> **Work to be completed**: Skip every image and restate the data word for word.

Data shown start

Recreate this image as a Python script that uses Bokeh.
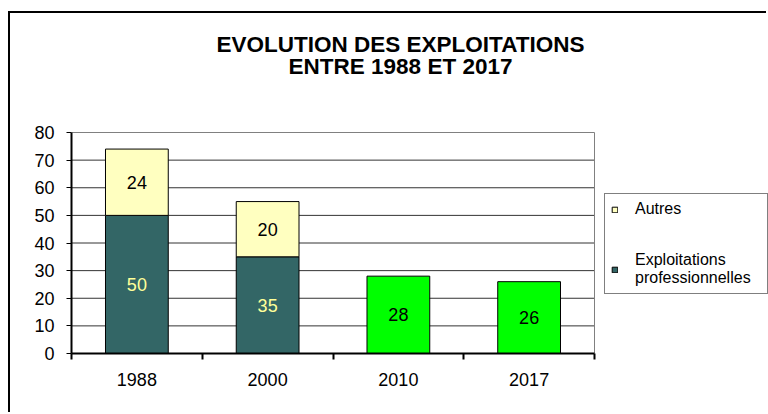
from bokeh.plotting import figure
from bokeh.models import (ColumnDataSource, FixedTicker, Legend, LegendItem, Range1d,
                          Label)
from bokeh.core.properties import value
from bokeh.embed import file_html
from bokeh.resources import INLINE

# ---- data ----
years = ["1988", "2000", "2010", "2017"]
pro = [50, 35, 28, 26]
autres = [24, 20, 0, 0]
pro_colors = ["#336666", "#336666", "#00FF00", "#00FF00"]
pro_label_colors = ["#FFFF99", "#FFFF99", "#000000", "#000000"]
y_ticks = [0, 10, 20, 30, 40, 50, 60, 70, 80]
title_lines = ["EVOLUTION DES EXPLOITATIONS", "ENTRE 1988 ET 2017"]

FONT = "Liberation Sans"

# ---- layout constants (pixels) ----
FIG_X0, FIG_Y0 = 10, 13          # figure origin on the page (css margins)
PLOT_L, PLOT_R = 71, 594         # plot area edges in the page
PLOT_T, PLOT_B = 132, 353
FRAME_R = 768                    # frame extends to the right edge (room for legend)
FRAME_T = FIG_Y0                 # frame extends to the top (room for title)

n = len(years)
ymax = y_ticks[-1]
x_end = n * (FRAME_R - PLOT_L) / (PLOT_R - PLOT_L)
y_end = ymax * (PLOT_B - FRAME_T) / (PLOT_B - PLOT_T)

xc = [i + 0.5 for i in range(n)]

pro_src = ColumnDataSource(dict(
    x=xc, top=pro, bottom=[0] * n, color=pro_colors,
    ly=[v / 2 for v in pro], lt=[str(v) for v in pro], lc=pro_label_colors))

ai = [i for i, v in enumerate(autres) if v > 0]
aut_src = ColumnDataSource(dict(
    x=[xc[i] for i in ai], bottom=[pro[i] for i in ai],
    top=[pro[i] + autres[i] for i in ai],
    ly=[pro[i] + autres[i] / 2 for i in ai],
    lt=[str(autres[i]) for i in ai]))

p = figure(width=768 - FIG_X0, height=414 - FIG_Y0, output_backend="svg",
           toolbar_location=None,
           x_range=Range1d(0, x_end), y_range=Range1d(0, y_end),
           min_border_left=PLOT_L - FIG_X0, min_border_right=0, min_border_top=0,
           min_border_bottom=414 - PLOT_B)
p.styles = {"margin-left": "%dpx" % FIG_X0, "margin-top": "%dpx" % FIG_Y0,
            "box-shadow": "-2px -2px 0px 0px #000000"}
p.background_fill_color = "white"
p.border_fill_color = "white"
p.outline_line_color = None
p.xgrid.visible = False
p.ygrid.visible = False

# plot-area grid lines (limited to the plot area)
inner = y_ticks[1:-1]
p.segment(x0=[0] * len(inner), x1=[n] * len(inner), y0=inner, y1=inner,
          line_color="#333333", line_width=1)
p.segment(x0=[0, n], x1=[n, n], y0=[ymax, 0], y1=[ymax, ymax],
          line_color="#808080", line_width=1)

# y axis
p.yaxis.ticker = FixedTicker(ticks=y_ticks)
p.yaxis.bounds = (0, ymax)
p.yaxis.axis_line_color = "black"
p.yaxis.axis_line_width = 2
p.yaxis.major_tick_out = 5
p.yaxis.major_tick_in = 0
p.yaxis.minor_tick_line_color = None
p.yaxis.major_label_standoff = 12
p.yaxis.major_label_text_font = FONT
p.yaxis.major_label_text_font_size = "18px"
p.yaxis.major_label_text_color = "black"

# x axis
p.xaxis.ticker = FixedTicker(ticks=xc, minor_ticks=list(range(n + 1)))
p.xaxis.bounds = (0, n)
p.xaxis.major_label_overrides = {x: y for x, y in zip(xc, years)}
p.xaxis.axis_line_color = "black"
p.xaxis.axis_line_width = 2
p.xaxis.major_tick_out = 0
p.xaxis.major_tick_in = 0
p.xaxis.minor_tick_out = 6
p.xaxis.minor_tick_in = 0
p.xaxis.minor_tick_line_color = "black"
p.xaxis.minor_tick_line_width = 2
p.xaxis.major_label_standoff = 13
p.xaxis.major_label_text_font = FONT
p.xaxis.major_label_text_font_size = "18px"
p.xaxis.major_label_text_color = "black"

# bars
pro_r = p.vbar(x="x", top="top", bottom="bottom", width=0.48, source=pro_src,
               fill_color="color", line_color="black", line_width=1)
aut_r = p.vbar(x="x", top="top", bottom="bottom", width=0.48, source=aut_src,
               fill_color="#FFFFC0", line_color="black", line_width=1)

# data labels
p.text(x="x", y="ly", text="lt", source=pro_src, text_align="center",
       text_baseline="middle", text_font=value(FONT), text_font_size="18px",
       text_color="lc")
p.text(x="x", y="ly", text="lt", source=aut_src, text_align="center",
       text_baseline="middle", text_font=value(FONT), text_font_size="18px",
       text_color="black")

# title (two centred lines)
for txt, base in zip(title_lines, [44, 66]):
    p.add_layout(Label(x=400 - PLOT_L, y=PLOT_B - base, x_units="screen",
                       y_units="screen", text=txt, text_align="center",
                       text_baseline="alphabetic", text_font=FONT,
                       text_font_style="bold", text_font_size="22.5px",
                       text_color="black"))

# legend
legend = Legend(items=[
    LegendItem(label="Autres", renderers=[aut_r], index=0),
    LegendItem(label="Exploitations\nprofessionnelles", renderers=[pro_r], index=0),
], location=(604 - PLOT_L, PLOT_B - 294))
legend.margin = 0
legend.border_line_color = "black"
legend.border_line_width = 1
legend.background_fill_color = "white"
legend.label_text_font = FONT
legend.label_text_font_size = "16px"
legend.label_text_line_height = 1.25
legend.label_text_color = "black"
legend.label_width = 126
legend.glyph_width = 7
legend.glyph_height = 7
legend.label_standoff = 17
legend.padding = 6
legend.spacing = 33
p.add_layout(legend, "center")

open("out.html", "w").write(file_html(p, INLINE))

Data shown end

> **Task solution**:
Recreate this image as a Python script that uses Bokeh.
from bokeh.plotting import figure
from bokeh.models import (ColumnDataSource, FixedTicker, Legend, LegendItem, Range1d,
                          Label)
from bokeh.core.properties import value
from bokeh.embed import file_html
from bokeh.resources import INLINE

# ---- data ----
years = ["1988", "2000", "2010", "2017"]
pro = [50, 35, 28, 26]
autres = [24, 20, 0, 0]
pro_colors = ["#336666", "#336666", "#00FF00", "#00FF00"]
pro_label_colors = ["#FFFF99", "#FFFF99", "#000000", "#000000"]
y_ticks = [0, 10, 20, 30, 40, 50, 60, 70, 80]
title_lines = ["EVOLUTION DES EXPLOITATIONS", "ENTRE 1988 ET 2017"]

FONT = "Liberation Sans"

# ---- layout constants (pixels) ----
FIG_X0, FIG_Y0 = 10, 13          # figure origin on the page (css margins)
PLOT_L, PLOT_R = 71, 594         # plot area edges in the page
PLOT_T, PLOT_B = 132, 353
FRAME_R = 768                    # frame extends to the right edge (room for legend)
FRAME_T = FIG_Y0                 # frame extends to the top (room for title)

n = len(years)
ymax = y_ticks[-1]
x_end = n * (FRAME_R - PLOT_L) / (PLOT_R - PLOT_L)
y_end = ymax * (PLOT_B - FRAME_T) / (PLOT_B - PLOT_T)

xc = [i + 0.5 for i in range(n)]

pro_src = ColumnDataSource(dict(
    x=xc, top=pro, bottom=[0] * n, color=pro_colors,
    ly=[v / 2 for v in pro], lt=[str(v) for v in pro], lc=pro_label_colors))

ai = [i for i, v in enumerate(autres) if v > 0]
aut_src = ColumnDataSource(dict(
    x=[xc[i] for i in ai], bottom=[pro[i] for i in ai],
    top=[pro[i] + autres[i] for i in ai],
    ly=[pro[i] + autres[i] / 2 for i in ai],
    lt=[str(autres[i]) for i in ai]))

p = figure(width=768 - FIG_X0, height=414 - FIG_Y0, output_backend="svg",
           toolbar_location=None,
           x_range=Range1d(0, x_end), y_range=Range1d(0, y_end),
           min_border_left=PLOT_L - FIG_X0, min_border_right=0, min_border_top=0,
           min_border_bottom=414 - PLOT_B)
p.styles = {"margin-left": "%dpx" % FIG_X0, "margin-top": "%dpx" % FIG_Y0,
            "box-shadow": "-2px -2px 0px 0px #000000"}
p.background_fill_color = "white"
p.border_fill_color = "white"
p.outline_line_color = None
p.xgrid.visible = False
p.ygrid.visible = False

# plot-area grid lines (limited to the plot area)
inner = y_ticks[1:-1]
p.segment(x0=[0] * len(inner), x1=[n] * len(inner), y0=inner, y1=inner,
          line_color="#333333", line_width=1)
p.segment(x0=[0, n], x1=[n, n], y0=[ymax, 0], y1=[ymax, ymax],
          line_color="#808080", line_width=1)

# y axis
p.yaxis.ticker = FixedTicker(ticks=y_ticks)
p.yaxis.bounds = (0, ymax)
p.yaxis.axis_line_color = "black"
p.yaxis.axis_line_width = 2
p.yaxis.major_tick_out = 5
p.yaxis.major_tick_in = 0
p.yaxis.minor_tick_line_color = None
p.yaxis.major_label_standoff = 12
p.yaxis.major_label_text_font = FONT
p.yaxis.major_label_text_font_size = "18px"
p.yaxis.major_label_text_color = "black"

# x axis
p.xaxis.ticker = FixedTicker(ticks=xc, minor_ticks=list(range(n + 1)))
p.xaxis.bounds = (0, n)
p.xaxis.major_label_overrides = {x: y for x, y in zip(xc, years)}
p.xaxis.axis_line_color = "black"
p.xaxis.axis_line_width = 2
p.xaxis.major_tick_out = 0
p.xaxis.major_tick_in = 0
p.xaxis.minor_tick_out = 6
p.xaxis.minor_tick_in = 0
p.xaxis.minor_tick_line_color = "black"
p.xaxis.minor_tick_line_width = 2
p.xaxis.major_label_standoff = 13
p.xaxis.major_label_text_font = FONT
p.xaxis.major_label_text_font_size = "18px"
p.xaxis.major_label_text_color = "black"

# bars
pro_r = p.vbar(x="x", top="top", bottom="bottom", width=0.48, source=pro_src,
               fill_color="color", line_color="black", line_width=1)
aut_r = p.vbar(x="x", top="top", bottom="bottom", width=0.48, source=aut_src,
               fill_color="#FFFFC0", line_color="black", line_width=1)

# data labels
p.text(x="x", y="ly", text="lt", source=pro_src, text_align="center",
       text_baseline="middle", text_font=value(FONT), text_font_size="18px",
       text_color="lc")
p.text(x="x", y="ly", text="lt", source=aut_src, text_align="center",
       text_baseline="middle", text_font=value(FONT), text_font_size="18px",
       text_color="black")

# title (two centred lines)
for txt, base in zip(title_lines, [44, 66]):
    p.add_layout(Label(x=400 - PLOT_L, y=PLOT_B - base, x_units="screen",
                       y_units="screen", text=txt, text_align="center",
                       text_baseline="alphabetic", text_font=FONT,
                       text_font_style="bold", text_font_size="22.5px",
                       text_color="black"))

# legend
legend = Legend(items=[
    LegendItem(label="Autres", renderers=[aut_r], index=0),
    LegendItem(label="Exploitations\nprofessionnelles", renderers=[pro_r], index=0),
], location=(604 - PLOT_L, PLOT_B - 294))
legend.margin = 0
legend.border_line_color = "black"
legend.border_line_width = 1
legend.background_fill_color = "white"
legend.label_text_font = FONT
legend.label_text_font_size = "16px"
legend.label_text_line_height = 1.25
legend.label_text_color = "black"
legend.label_width = 126
legend.glyph_width = 7
legend.glyph_height = 7
legend.label_standoff = 17
legend.padding = 6
legend.spacing = 33
p.add_layout(legend, "center")

open("out.html", "w").write(file_html(p, INLINE))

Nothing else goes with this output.